Task to carry out
Write the records below out again exactly as given, with no images.

Dataset extract
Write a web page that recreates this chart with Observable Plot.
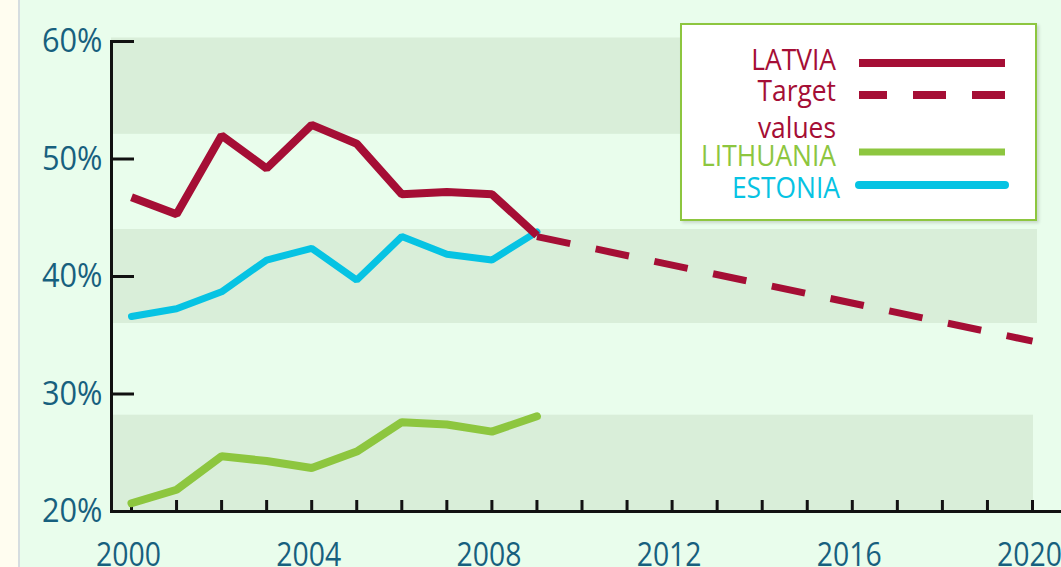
<!DOCTYPE html>
<html>
<head>
<meta charset="utf-8">
<script src="https://cdn.jsdelivr.net/npm/d3@7"></script>
<script src="https://cdn.jsdelivr.net/npm/@observablehq/plot@0.6"></script>
<style>
  html, body { margin: 0; padding: 0; overflow: hidden; }
  #wrap {
    position: relative; width: 1061px; height: 567px; overflow: hidden;
    background: linear-gradient(to right, #fffdf0 0px, #fffdf0 18px, #d6dde0 18px, #d6dde0 20px, #e9fdec 20px);
    font-family: "Open Sans", sans-serif;
  }
  #chart { position: absolute; left: 0; top: 0; }
  #legend {
    position: absolute; left: 680px; top: 23px; width: 353px; height: 194px;
    background: #ffffff; border: 2.5px solid #8dc63f;
    box-shadow: 2px 2px 3px rgba(0,0,0,0.15);
  }
  #legend svg { position: absolute; left: 0; top: 0; }
</style>
</head>
<body>
<div id="wrap">
  <div id="chart"></div>
  <div id="legend"></div>
</div>
<script>
// ---- data ----
const years = [2000, 2001, 2002, 2003, 2004, 2005, 2006, 2007, 2008, 2009];
const latvia = [46.75, 45.3, 52.0, 49.2, 52.9, 51.3, 47.0, 47.2, 47.0, 43.5];
const lithuania = [20.7, 21.85, 24.7, 24.3, 23.7, 25.1, 27.6, 27.4, 26.8, 28.1];
const estonia = [36.6, 37.25, 38.7, 41.4, 42.4, 39.7, 43.4, 41.9, 41.4, 43.8];
const targetYears = [2009, 2020];
const targetValues = [43.4, 34.5];
const bandLow = [52.1, 36.0, 20.0];
const bandHigh = [60.3, 44.0, 28.2];
const yTicks = [20, 30, 40, 50, 60];
const xTicks = [2000, 2001, 2002, 2003, 2004, 2005, 2006, 2007, 2008, 2009, 2010,
                2011, 2012, 2013, 2014, 2015, 2016, 2017, 2018, 2019, 2020];
const xLabels = [2000, 2004, 2008, 2012, 2016, 2020];
const seriesNames = ["LATVIA", "Target values", "LITHUANIA", "ESTONIA"];

// ---- colours ----
const cLatvia = "#a50e35";
const cLith = "#8dc63f";
const cEst = "#06c3e3";
const cLabel = "#17607e";
const cBand = "#d9eed9";
const fontFam = "Open Sans, sans-serif";

const toRows = (xs, ys) => xs.map((x, i) => ({x, y: ys[i]}));
const bands = bandLow.map((lo, i) => ({lo, hi: bandHigh[i], last: i === 2}));

const chart = Plot.plot({
  width: 1061,
  height: 567,
  marginLeft: 111,
  marginRight: 0,
  marginTop: 41,
  marginBottom: 56,
  x: {domain: [2000, 2020], range: [131, 1032]},
  y: {domain: [20, 60], range: [511, 41]},
  style: {background: "transparent", overflow: "visible", fontFamily: fontFam},
  marks: [
    Plot.rect(bands.filter(d => !d.last), {y1: "lo", y2: "hi", fill: cBand, insetRight: 24}),
    Plot.rect(bands.filter(d => d.last), {y1: "lo", y2: "hi", fill: cBand, insetRight: 28}),
    Plot.frame({anchor: "left", stroke: "#111", strokeWidth: 3}),
    Plot.frame({anchor: "bottom", stroke: "#111", strokeWidth: 3}),
    Plot.axisY({ticks: yTicks, tickSize: -23, strokeWidth: 3, stroke: "#111", tickFormat: () => "", label: null}),
    Plot.axisY({ticks: yTicks, tickSize: 0, tickPadding: 9, tickFormat: d => d + "%", label: null,
                fill: cLabel, fontSize: 33, fontFamily: fontFam}),
    Plot.axisX({ticks: xTicks, tickSize: -11, strokeWidth: 3, stroke: "#111", tickFormat: () => "", label: null}),
    Plot.axisX({ticks: xLabels, tickSize: 0, tickPadding: 31, tickFormat: d => String(d), label: null,
                fill: cLabel, fontSize: 33, fontFamily: fontFam, dx: -3}),
    Plot.line(toRows(years, lithuania), {x: "x", y: "y", stroke: cLith, strokeWidth: 8, strokeLinecap: "round", strokeLinejoin: "miter"}),
    Plot.line(toRows(years, estonia), {x: "x", y: "y", stroke: cEst, strokeWidth: 7, strokeLinecap: "round", strokeLinejoin: "miter"}),
    Plot.line(toRows(targetYears, targetValues), {x: "x", y: "y", stroke: cLatvia, strokeWidth: 7, strokeDasharray: "34,26", strokeLinecap: "butt"}),
    Plot.line(toRows(years, latvia), {x: "x", y: "y", stroke: cLatvia, strokeWidth: 8, strokeLinecap: "butt", strokeLinejoin: "miter"})
  ]
});
document.getElementById("chart").appendChild(chart);

// narrow the glyphs (the reference face is condensed)
function squeeze(nodes, factor) {
  nodes.forEach(t => {
    const w = t.getComputedTextLength();
    if (w > 0) {
      t.setAttribute("textLength", (w * factor).toFixed(1));
      t.setAttribute("lengthAdjust", "spacingAndGlyphs");
    }
  });
}
squeeze(chart.querySelectorAll('g[aria-label="y-axis tick label"] text'), 0.93);
squeeze(chart.querySelectorAll('g[aria-label="x-axis tick label"] text'), 0.86);

// ---- legend ----
const leg = d3.select("#legend").append("svg").attr("width", 353).attr("height", 194)
  .style("font-family", fontFam).style("font-size", "29px");
const legItems = [
  {lines: ["LATVIA"], color: cLatvia, base: 45, ly: 38, dash: null, cap: "butt", w: 8},
  {lines: ["Target", "values"], color: cLatvia, base: 76, ly: 70, dash: "33,26", cap: "butt", w: 8},
  {lines: ["LITHUANIA"], color: cLith, base: 141, ly: 127, dash: null, cap: "butt", w: 7},
  {lines: ["ESTONIA"], color: cEst, base: 173, ly: 160, dash: null, cap: "round", w: 8}
];
legItems.forEach((it, k) => {
  it.lines.forEach((t, j) => {
    leg.append("text").attr("x", k === 3 ? 158 : 154).attr("y", it.base + j * 37)
      .attr("text-anchor", "end").attr("fill", it.color).text(t);
  });
  const ln = leg.append("line").attr("x1", 177).attr("x2", 323).attr("y1", it.ly).attr("y2", it.ly)
    .attr("stroke", it.color).attr("stroke-width", it.w).attr("stroke-linecap", it.cap);
  if (it.dash) ln.attr("stroke-dasharray", it.dash).attr("stroke-dashoffset", 5);
});
squeeze(document.querySelectorAll("#legend text"), 0.91);
</script>
</body>
</html>
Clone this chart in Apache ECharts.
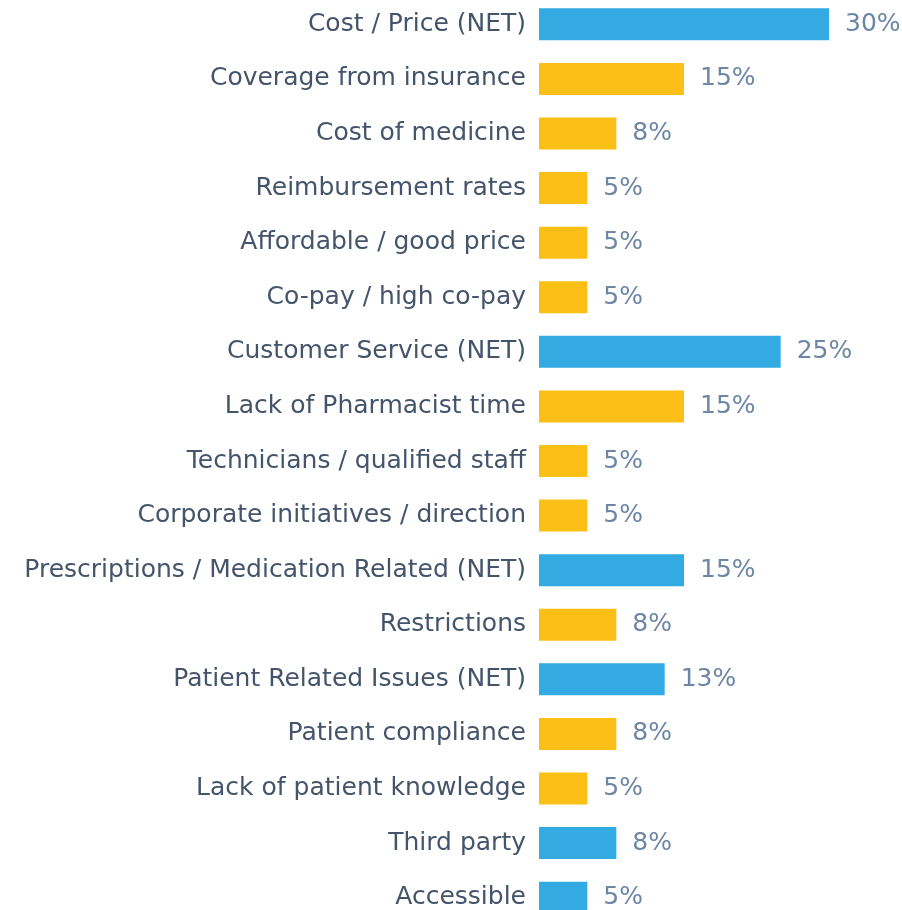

Response to the exercise
Write a web page that recreates this chart with Observable Plot.
<!DOCTYPE html>
<html>
<head>
<meta charset="utf-8">
<script src="https://cdn.jsdelivr.net/npm/d3@7"></script>
<script src="https://cdn.jsdelivr.net/npm/@observablehq/plot@0.6"></script>
<style>
  html, body { margin: 0; padding: 0; overflow: hidden; }
  #wrap {
    position: relative; width: 1061px; height: 567px; overflow: hidden;
    background: linear-gradient(to right, #fffdf0 0px, #fffdf0 18px, #d6dde0 18px, #d6dde0 20px, #e9fdec 20px);
    font-family: "Open Sans", sans-serif;
  }
  #chart { position: absolute; left: 0; top: 0; }
  #legend {
    position: absolute; left: 680px; top: 23px; width: 353px; height: 194px;
    background: #ffffff; border: 2.5px solid #8dc63f;
    box-shadow: 2px 2px 3px rgba(0,0,0,0.15);
  }
  #legend svg { position: absolute; left: 0; top: 0; }
</style>
</head>
<body>
<div id="wrap">
  <div id="chart"></div>
  <div id="legend"></div>
</div>
<script>
// ---- data ----
const years = [2000, 2001, 2002, 2003, 2004, 2005, 2006, 2007, 2008, 2009];
const latvia = [46.75, 45.3, 52.0, 49.2, 52.9, 51.3, 47.0, 47.2, 47.0, 43.5];
const lithuania = [20.7, 21.85, 24.7, 24.3, 23.7, 25.1, 27.6, 27.4, 26.8, 28.1];
const estonia = [36.6, 37.25, 38.7, 41.4, 42.4, 39.7, 43.4, 41.9, 41.4, 43.8];
const targetYears = [2009, 2020];
const targetValues = [43.4, 34.5];
const bandLow = [52.1, 36.0, 20.0];
const bandHigh = [60.3, 44.0, 28.2];
const yTicks = [20, 30, 40, 50, 60];
const xTicks = [2000, 2001, 2002, 2003, 2004, 2005, 2006, 2007, 2008, 2009, 2010,
                2011, 2012, 2013, 2014, 2015, 2016, 2017, 2018, 2019, 2020];
const xLabels = [2000, 2004, 2008, 2012, 2016, 2020];
const seriesNames = ["LATVIA", "Target values", "LITHUANIA", "ESTONIA"];

// ---- colours ----
const cLatvia = "#a50e35";
const cLith = "#8dc63f";
const cEst = "#06c3e3";
const cLabel = "#17607e";
const cBand = "#d9eed9";
const fontFam = "Open Sans, sans-serif";

const toRows = (xs, ys) => xs.map((x, i) => ({x, y: ys[i]}));
const bands = bandLow.map((lo, i) => ({lo, hi: bandHigh[i], last: i === 2}));

const chart = Plot.plot({
  width: 1061,
  height: 567,
  marginLeft: 111,
  marginRight: 0,
  marginTop: 41,
  marginBottom: 56,
  x: {domain: [2000, 2020], range: [131, 1032]},
  y: {domain: [20, 60], range: [511, 41]},
  style: {background: "transparent", overflow: "visible", fontFamily: fontFam},
  marks: [
    Plot.rect(bands.filter(d => !d.last), {y1: "lo", y2: "hi", fill: cBand, insetRight: 24}),
    Plot.rect(bands.filter(d => d.last), {y1: "lo", y2: "hi", fill: cBand, insetRight: 28}),
    Plot.frame({anchor: "left", stroke: "#111", strokeWidth: 3}),
    Plot.frame({anchor: "bottom", stroke: "#111", strokeWidth: 3}),
    Plot.axisY({ticks: yTicks, tickSize: -23, strokeWidth: 3, stroke: "#111", tickFormat: () => "", label: null}),
    Plot.axisY({ticks: yTicks, tickSize: 0, tickPadding: 9, tickFormat: d => d + "%", label: null,
                fill: cLabel, fontSize: 33, fontFamily: fontFam}),
    Plot.axisX({ticks: xTicks, tickSize: -11, strokeWidth: 3, stroke: "#111", tickFormat: () => "", label: null}),
    Plot.axisX({ticks: xLabels, tickSize: 0, tickPadding: 31, tickFormat: d => String(d), label: null,
                fill: cLabel, fontSize: 33, fontFamily: fontFam, dx: -3}),
    Plot.line(toRows(years, lithuania), {x: "x", y: "y", stroke: cLith, strokeWidth: 8, strokeLinecap: "round", strokeLinejoin: "miter"}),
    Plot.line(toRows(years, estonia), {x: "x", y: "y", stroke: cEst, strokeWidth: 7, strokeLinecap: "round", strokeLinejoin: "miter"}),
    Plot.line(toRows(targetYears, targetValues), {x: "x", y: "y", stroke: cLatvia, strokeWidth: 7, strokeDasharray: "34,26", strokeLinecap: "butt"}),
    Plot.line(toRows(years, latvia), {x: "x", y: "y", stroke: cLatvia, strokeWidth: 8, strokeLinecap: "butt", strokeLinejoin: "miter"})
  ]
});
document.getElementById("chart").appendChild(chart);

// narrow the glyphs (the reference face is condensed)
function squeeze(nodes, factor) {
  nodes.forEach(t => {
    const w = t.getComputedTextLength();
    if (w > 0) {
      t.setAttribute("textLength", (w * factor).toFixed(1));
      t.setAttribute("lengthAdjust", "spacingAndGlyphs");
    }
  });
}
squeeze(chart.querySelectorAll('g[aria-label="y-axis tick label"] text'), 0.93);
squeeze(chart.querySelectorAll('g[aria-label="x-axis tick label"] text'), 0.86);

// ---- legend ----
const leg = d3.select("#legend").append("svg").attr("width", 353).attr("height", 194)
  .style("font-family", fontFam).style("font-size", "29px");
const legItems = [
  {lines: ["LATVIA"], color: cLatvia, base: 45, ly: 38, dash: null, cap: "butt", w: 8},
  {lines: ["Target", "values"], color: cLatvia, base: 76, ly: 70, dash: "33,26", cap: "butt", w: 8},
  {lines: ["LITHUANIA"], color: cLith, base: 141, ly: 127, dash: null, cap: "butt", w: 7},
  {lines: ["ESTONIA"], color: cEst, base: 173, ly: 160, dash: null, cap: "round", w: 8}
];
legItems.forEach((it, k) => {
  it.lines.forEach((t, j) => {
    leg.append("text").attr("x", k === 3 ? 158 : 154).attr("y", it.base + j * 37)
      .attr("text-anchor", "end").attr("fill", it.color).text(t);
  });
  const ln = leg.append("line").attr("x1", 177).attr("x2", 323).attr("y1", it.ly).attr("y2", it.ly)
    .attr("stroke", it.color).attr("stroke-width", it.w).attr("stroke-linecap", it.cap);
  if (it.dash) ln.attr("stroke-dasharray", it.dash).attr("stroke-dashoffset", 5);
});
squeeze(document.querySelectorAll("#legend text"), 0.91);
</script>
</body>
</html>
Clone this chart in Apache ECharts.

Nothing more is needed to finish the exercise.